Estimated to cost the government about $100 million up front, Mr Coe says it suggests they’re planning on reaping in huge revenue through the sale.
“Everything that the ACT government does seems to be about a cash grab,” he says.
So what would the Canberra Liberals do differently?
Mr Coe says the Liberals would make sure that all agencies of the ACT government, including the City Renewal Authority, are charged with the responsibility of working with the community and undertaking genuine consultation, and then responding to that consultation.
“We have a government doing notional consultation, then they go ahead and do what they were going to do anyway,” Mr Coe says.
“When you have a government that is as secretive as the Labor ACT government you’ve got to ask the question what it is that they’re worried about the community finding out.
“We certainly want to see all the information about the West Basin deal.

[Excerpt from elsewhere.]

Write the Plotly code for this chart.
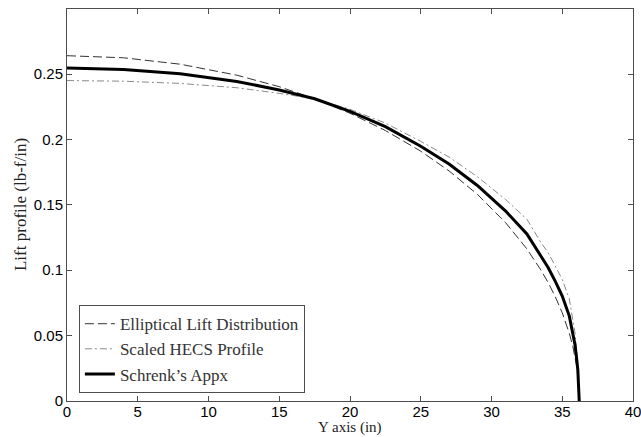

We think that the government has been very secretive when it comes to their plans for the site and I think it would be reasonable for Canberrans to fear the worst when it comes to Andrew Barr’s plans for the area.”
He also says a Canberra Liberal government will also fight to end the deal with the National Capital Authority to ensure the highly valued North Curtin horse paddocks can remain a recreational asset for the inner south.
Liberal member for Murrumbidgee Giulia Jones says she understands that 30 per cent of the block has not been given to the NCA and remains in ACT government hands.
“Our very real concern is for apartments, high rise, on Adelaide Avenue,” Ms Jones says.
“Our commitment is to not co-operate with this plan, to tear up the plan, to go back to the beginning and have a conversation with the NCA that’s public and not a secret one about such a huge asset for the ACT as the Curtin horse paddocks.”